La soirée fut charmante. Des vers et des chansons, du piano et du violoncelle, du rire et un souper improvisé.

Vers une heure du matin, au sortir de ce festin-concert, qui, à l’inverse du pal, avait si mal commencé pour finir si bien, un groupe s’obstinant à discuter sur Sarah Bernhardt, cassa la glace du café du Théâtre-Français.

Le poste n’était pas loin. Heureusement la rédaction du Tout-Paris possédait un créole, une manière de nègre, bien mis, qui était chargé de rester au violon pour les autres. On alla le chercher le lendemain, et… Joinville ayant touché, on paya la casse… Mazeppa aussi fut remboursée, heureusement mon Dieu !

Cela n’empêcha pas le journal de succomber peu après sous le poids des abatages, des tirages à cinq et des bûches.

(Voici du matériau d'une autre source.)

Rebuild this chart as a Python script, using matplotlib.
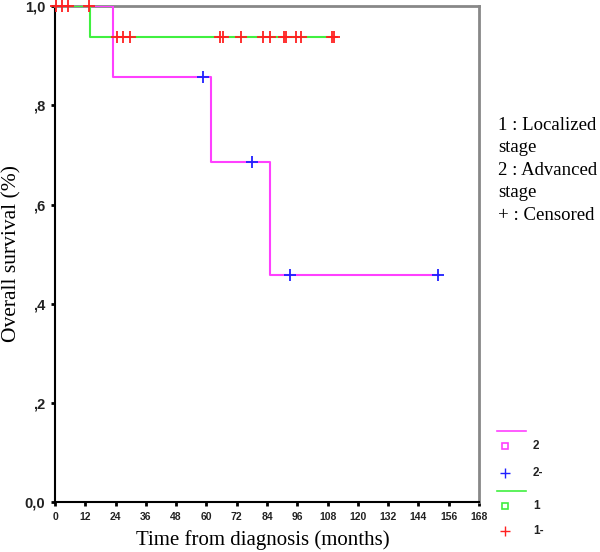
import numpy as np
import matplotlib
matplotlib.use("Agg")
import matplotlib.pyplot as plt
from matplotlib.lines import Line2D

# Kaplan-Meier steps
g2_times = [0, 23, 62, 85, 152]
g2_surv = [1.0, 0.857, 0.686, 0.457, 0.457]
g2_censor = [58.6, 78, 93, 151.7]

g1_times = [0, 14, 111]
g1_surv = [1.0, 0.9375, 0.9375]
g1_censor = [0.5, 2.8, 5.2, 13.5, 24.6, 27, 29.7, 65.4, 66.6, 73.7, 82.4,
             85.2, 90.7, 91.5, 95.5, 97.5, 109.7, 110.5]

x_ticks = list(range(0, 169, 12))
y_ticks = [0.0, 0.2, 0.4, 0.6, 0.8, 1.0]
y_labels = ["0,0", ",2", ",4", ",6", ",8", "1,0"]

magenta = "#ff40ff"
green = "#40f040"
red = "#ff2020"
blue = "#2020ff"
serif = "Liberation Serif"
sans = "Liberation Sans"


def surv_at(times, surv, t):
    idx = np.searchsorted(times, t, side="right") - 1
    return np.array(surv)[idx]


fig = plt.figure(figsize=(6, 5.52), dpi=100)
ax = fig.add_axes([0.0917, 0.0906, 0.7066, 0.898])

ax.step(g2_times, g2_surv, where="post", color=magenta, lw=1.5, zorder=3)
ax.step(g1_times, g1_surv, where="post", color=green, lw=1.5, zorder=4)
ax.plot(g1_censor, surv_at(g1_times, g1_surv, g1_censor), "+", color=red,
        ms=9, mew=1.3, zorder=5, clip_on=False)
ax.plot(g2_censor, surv_at(g2_times, g2_surv, g2_censor), "+", color=blue,
        ms=9, mew=1.3, zorder=5, clip_on=False)

ax.set_xlim(0, 168)
ax.set_ylim(0, 1.0)
ax.set_xticks(x_ticks)
ax.set_xticklabels([str(t) for t in x_ticks], family=sans, fontsize=7.5,
                   fontweight="bold", color="#222222")
ax.set_yticks(y_ticks)
ax.set_yticklabels(y_labels, family=sans, fontsize=10.5, fontweight="bold",
                   color="#222222")
ax.tick_params(axis="both", direction="out", length=3, width=2, pad=4)

for side in ["left", "bottom"]:
    ax.spines[side].set_color("black")
    ax.spines[side].set_linewidth(1.5)
for side in ["top", "right"]:
    ax.spines[side].set_color("#888888")
    ax.spines[side].set_linewidth(2)

ax.set_xlabel("Time from diagnosis (months)", family=serif, fontsize=15)
ax.xaxis.set_label_coords(0.489, -0.057)
ax.set_ylabel("Overall survival (%)", family=serif, fontsize=15.5, va="center")
ax.yaxis.set_label_coords(-0.101, 0.502)

fig.text(0.83, 0.788, "1 : Localized\nstage\n2 : Advanced\nstage\n+ : Censored",
         family=serif, fontsize=13.5, va="top", ha="left", linespacing=1.42)

# legend drawn by hand to follow the original layout
def fx(px):
    return px / 600


def fy(py):
    return 1 - py / 552


fig.add_artist(Line2D([fx(497), fx(526)], [fy(431), fy(431)], color=magenta, lw=1.2))
fig.add_artist(Line2D([fx(505)], [fy(446)], marker="s", ms=4, mfc="none",
                      mec=magenta, mew=1.2, ls="none"))
fig.add_artist(Line2D([fx(505)], [fy(473)], marker="+", ms=7, color=blue,
                      mew=1.0, ls="none"))
fig.add_artist(Line2D([fx(497), fx(526)], [fy(491), fy(491)], color=green, lw=1.2))
fig.add_artist(Line2D([fx(505)], [fy(506)], marker="s", ms=4, mfc="none",
                      mec=green, mew=1.2, ls="none"))
fig.add_artist(Line2D([fx(505)], [fy(531)], marker="+", ms=7, color=red,
                      mew=1.0, ls="none"))

for txt, py in [("2", 446), ("2-", 473), ("1", 506), ("1-", 531)]:
    fig.text(fx(533), fy(py), txt, family=sans, fontsize=8.5, fontweight="bold",
             va="center", ha="left", color="#222222")

fig.savefig("out.png", dpi=100)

  1. Voir sur le journal l’Hydropathe, même chapitre, ci-après.
  2. Massiac imagina, d’après un usage très ancien, de mettre des minuscules en tête des vers.
  3. Pirouette est, comme on sait, le pseudonyme littéraire de Cadet.
  4. Depuis, ce fâcheux pronostic a été démenti onze mille fois par Trois femmes pour un mari.